Este evento de Veneza foi desejado pelos seus organizadores como momento de reflexão e acto fundacional de um movimento de renascimento espiritual e social. Um chamamento espiritual às armas, por assim dizer, para nos contarmos e conhecermos. Mas, sobretudo, para dar um corajoso testemunho daquela Fé que, sozinha, é uma premissa necessária e indispensável para a paz e a prosperidade da nossa querida Pátria. Já o disse, digo-o agora e repito-o: pax Christi in Regno Christi.

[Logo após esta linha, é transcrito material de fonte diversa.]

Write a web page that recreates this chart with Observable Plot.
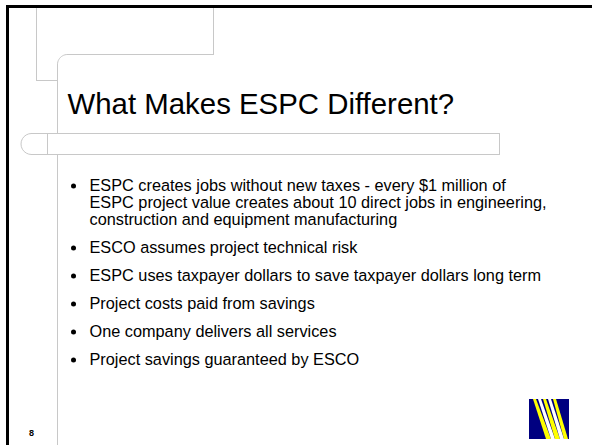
<!DOCTYPE html>
<html>
<head>
<meta charset="utf-8">
<script src="https://cdn.jsdelivr.net/npm/d3@7"></script>
<script src="https://cdn.jsdelivr.net/npm/@observablehq/plot@0.6"></script>
<style>
  html, body { margin: 0; padding: 0; background: #fff; }
  #chart svg { display: block; }
</style>
</head>
<body>
<div id="chart"></div>
<script>
// ---- content ----
const slideTitle = "What Makes ESPC Different?";
const pageNumber = "8";
const bulletTexts = [
  ["ESPC creates jobs without new taxes - every $1 million of",
   "ESPC project value creates about 10 direct jobs in engineering,",
   "construction and equipment manufacturing"],
  ["ESCO assumes project technical risk"],
  ["ESPC uses taxpayer dollars to save taxpayer dollars long term"],
  ["Project costs paid from savings"],
  ["One company delivers all services"],
  ["Project savings guaranteed by ESCO"]
];
// logo stripes: [top-left x, top-right x, bottom-left x, bottom-right x]
const logoStripeX = [
  [533, 536, 546, 551],
  [538, 541, 551, 555],
  [543, 546, 555, 560],
  [548, 551, 560, 564],
  [553, 556, 564, 568]
];
const logoStripeColors = ["#ffff00", "#ffffff", "#ffff00", "#ffffff", "#ffff00"];

// ---- layout ----
const W = 592, H = 445;
const gray = "#c8c8c8";
const textX = 89, dotX = 73;
const firstBaseline = 190, lineStep = 17, paraGap = 11;

const lines = [];
const dots = [];
let yb = firstBaseline;
bulletTexts.forEach((para, i) => {
  dots.push({x: dotX, y: yb - 4.5});
  para.forEach((t, j) => {
    lines.push({x: textX, y: yb, text: t});
    yb += lineStep;
  });
  yb += paraGap;
});

function arc(id, cx, cy, r, a0, a1) {
  return d3.range(0, 13).map(k => {
    const a = (a0 + (a1 - a0) * k / 12) * Math.PI / 180;
    return {id, x: cx + r * Math.cos(a), y: cy + r * Math.sin(a)};
  });
}
function seg(id, x1, y1, x2, y2) { return [{id, x: x1, y: y1}, {id, x: x2, y: y2}]; }

const frame = [
  ...seg("a", 36, 6, 36, 80), ...seg("b", 36, 80, 57, 80),
  ...seg("c", 213, 6, 213, 54), ...seg("d", 67, 54, 213, 54),
  ...arc("e", 67, 64, 10, 180, 270),
  ...seg("f", 57, 64, 57, 133),
  ...seg("g", 31, 133, 499, 133), ...seg("h", 31, 154, 499, 154),
  ...seg("i", 499, 133, 499, 154), ...seg("j", 47, 133, 47, 154),
  ...arc("k", 31, 143.5, 10.5, 90, 270),
  ...seg("l", 57, 154, 57, H)
];

const stripes = [];
logoStripeX.forEach((s, i) => {
  stripes.push({id: i, y: 399, x1: s[0], x2: s[1], c: logoStripeColors[i]});
  stripes.push({id: i, y: 439, x1: s[2], x2: s[3], c: logoStripeColors[i]});
});

const chart = Plot.plot({
  width: W, height: H, margin: 0,
  x: {domain: [0, W], range: [0, W], axis: null},
  y: {domain: [0, H], range: [0, H], axis: null},
  color: {type: "identity"},
  style: {fontFamily: "'Liberation Sans', Arial, sans-serif", background: "#fff"},
  marks: [
    Plot.line(frame, {x: "x", y: "y", z: "id", stroke: gray, strokeWidth: 1}),
    Plot.ruleY([6], {x1: 6, x2: W, stroke: "#000", strokeWidth: 3}),
    Plot.ruleX([7], {y1: 5, y2: H, stroke: "#000", strokeWidth: 3}),
    Plot.text([slideTitle], {x: 67, y: 113, text: d => d, fontSize: 29.4, textAnchor: "start", lineAnchor: "bottom", fill: "#000"}),
    Plot.dot(dots, {x: "x", y: "y", r: 2.5, fill: "#000", stroke: null}),
    Plot.text(lines, {x: "x", y: "y", text: "text", fontSize: 16.3, textAnchor: "start", lineAnchor: "bottom", fill: "#000"}),
    Plot.text([pageNumber], {x: 31, y: 435, text: d => d, fontSize: 9, fontWeight: "bold", textAnchor: "middle", lineAnchor: "bottom", fill: "#000"}),
    Plot.rect([0], {x1: 529, x2: 569, y1: 399, y2: 439, fill: "#000080", inset: 0}),
    Plot.areaX(stripes, {y: "y", x1: "x1", x2: "x2", z: "id", fill: "c"})
  ]
});
document.getElementById("chart").appendChild(chart);
</script>
</body>
</html>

Assim, como ao celebrar a vitória de Lepanto sobre os Turcos, o Senado veneziano prestou honras públicas à Virgem Rainha das Vitórias, a Quem reconheceu o mérito da derrota do inimigo da Cristandade; assim, hoje, devemos ter a coragem de redescobrir, no Evangelho de Cristo e na fidelidade aos Seus mandamentos, o elemento fundacional de toda a acção – pessoal e colectiva, social e eclesial – que deseje aspirar ao sucesso e ser abençoada por Deus.
As ruínas da sociedade anti-humana e anti-Cristo que assolou os últimos séculos da História, são um severo aviso para aqueles que se iludem a construir uma casa sem colocá-la sob a protecção do Senhor: «Nisi Dominus ædificaverit domum, em vanum laboraverunt qui ædificant eam. Nisi Dominus custodierit civitatem, frustra vigilat qui custodit eam» (Sl 126, 1). Esta casa, esta cidade, só pode renascer e ressurgir se reinam aquele Rei divino e aquela Rainha omnipotente pela graça, que foram os verdadeiros Soberanos da gloriosa República de Veneza, diante da qual o Doge e os Magistrados são representados de joelhos, devoto testemunho da ordem religiosa e social cristã. Seja esta vossa consciência o motor de todas as vossas e nossas futuras acções.
A todos vós, e a todos aqueles que sabereis reunir sob as insígnias de Cristo e da Virgem, de todo o coração concedo a minha paternal Bênção: in nomine + Patris, et + Filii, et Spiritus + Sancti. Amen.